NVIDIA’s CES presence typically blends consumer graphics with a broader AI narrative. While the company’s data-centre accelerators dominate headlines through the year, CES offers a stage to show how architectural updates and process shrinks filter into client GPUs and edge devices. Expectations include refinements that improve ray-tracing efficiency and AI inference at the edge, benefiting from TSMC’s advanced nodes and packaging techniques.

The manufacturing spotlight, however, falls most sharply on Intel. Panther Lake’s appearance marks the first major public test of Intel’s 18A process, a cornerstone of its plan to regain leadership in chipmaking after years of delays. Executives have framed 18A as a breakthrough combining RibbonFET transistors and PowerVia backside power delivery, promising gains in performance and efficiency that could narrow or surpass the gap with external foundries. A credible showing at CES would bolster confidence among PC makers and software partners, while any signs of slippage would invite scrutiny from customers weighing foundry alternatives.

TSMC’s role underpins much of the narrative.

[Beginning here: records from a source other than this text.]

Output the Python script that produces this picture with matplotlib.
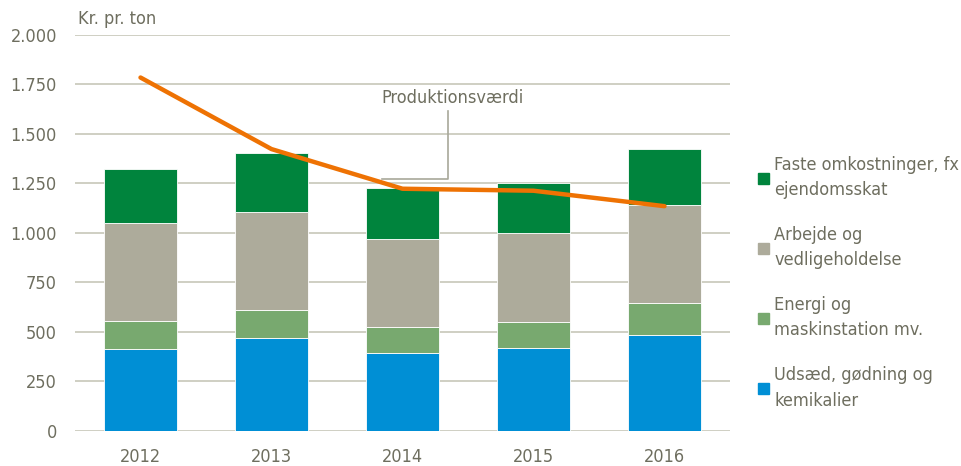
import matplotlib
matplotlib.use('Agg')
import matplotlib.pyplot as plt
import numpy as np
from matplotlib.patches import Patch

plt.rcParams['font.family'] = ['DejaVu Sans', 'Liberation Sans']
plt.rcParams['font.stretch'] = 'condensed'

years = ['2012', '2013', '2014', '2015', '2016']
udsaed = [413, 470, 395, 417, 486]
energi = [143, 141, 131, 134, 158]
arbejde = [493, 496, 444, 446, 495]
faste = [272, 296, 257, 252, 281]
produktion = [1783, 1422, 1222, 1212, 1134]

labels = ['Udsæd, gødning og\nkemikalier', 'Energi og\nmaskinstation mv.',
          'Arbejde og\nvedligeholdelse', 'Faste omkostninger, fx\nejendomsskat']
colors = ['#008fd5', '#78a96f', '#adab9b', '#00843d']
text_col = '#6e6e5f'
grid_col = '#cbcbbe'

fig = plt.figure(figsize=(9.61, 4.66), dpi=100)
ax = fig.add_axes([75/961, 1-431/466, 655/961, (431-34.5)/466])

x = np.arange(len(years))
bottom = np.zeros(len(years))
for vals, col in zip([udsaed, energi, arbejde, faste], colors):
    ax.bar(x, vals, 0.555, bottom=bottom, color=col, edgecolor='white', linewidth=0.6, zorder=3)
    bottom += np.array(vals)

ax.plot(x, produktion, color='#ee7203', lw=3.2, zorder=4, solid_capstyle='round')

ax.set_xlim(-0.5, 4.5)
ax.set_ylim(0, 2000)
ax.set_yticks(np.arange(0, 2001, 250))
ax.set_yticklabels([f'{v:,}'.replace(',', '.') for v in range(0, 2001, 250)])
ax.set_xticks(x)
ax.set_xticklabels(years)
ax.yaxis.grid(True, color=grid_col, lw=1.3, zorder=0)
for s in ax.spines.values():
    s.set_visible(False)
ax.tick_params(length=0, labelsize=13, colors=text_col)
ax.tick_params(axis='y', pad=13)
ax.tick_params(axis='x', pad=12)

ax.text(0.005, 1.04, 'Kr. pr. ton', transform=ax.transAxes, fontsize=13, color=text_col, va='center')

# annotation for the line
ax.plot([1.84, 2.35, 2.35], [1270, 1270, 1612], color='#a8a89a', lw=1.2, zorder=5)
ax.text(2.38, 1680, 'Produktionsværdi', ha='center', va='center', fontsize=13, color=text_col)

handles = [Patch(color=c) for c in colors[::-1]]
leg = fig.legend(handles, labels[::-1], loc='upper left', bbox_to_anchor=(742/961, 1-140/466),
                 frameon=False, fontsize=13, labelcolor=text_col, handlelength=0.6,
                 handleheight=0.6, handletextpad=0.3, labelspacing=1.5)
for t in leg.get_texts():
    t.set_linespacing(1.5)

plt.savefig('out.png', dpi=100)
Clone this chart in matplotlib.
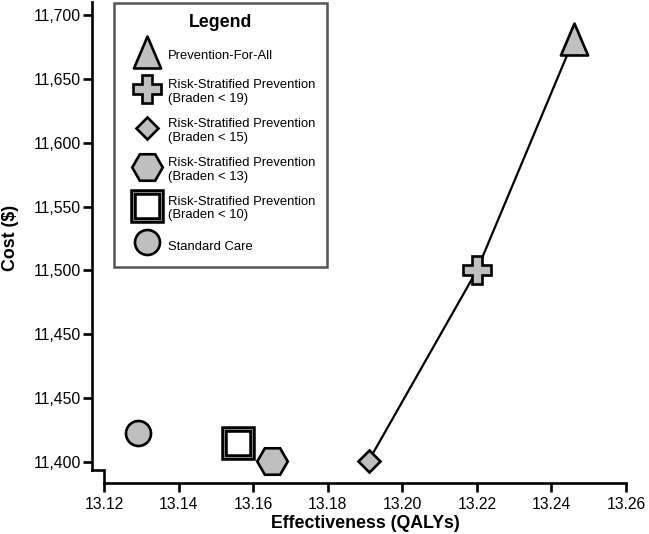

The foundry’s 3nm production has matured, supporting higher yields and a growing roster of clients, while its enhanced 5nm variants continue to serve cost-sensitive designs. CES announcements are expected to illustrate how designers balance leading-edge nodes against economics, reserving 3nm for flagship parts while deploying 5nm for volume segments. This mix reflects a broader industry trend toward diversified node strategies rather than a single, monolithic shrink.

Beyond the headline launches, CES 2026 is poised to highlight shifts in how chips are designed and marketed. AI capabilities are moving from optional features to baseline expectations, driving tighter coupling between hardware and software. Chipmakers are also emphasising platform stories — combining CPUs, GPUs, NPUs and software stacks — to differentiate in a crowded field. Power efficiency remains a selling point as device makers respond to sustainability goals and thermal constraints.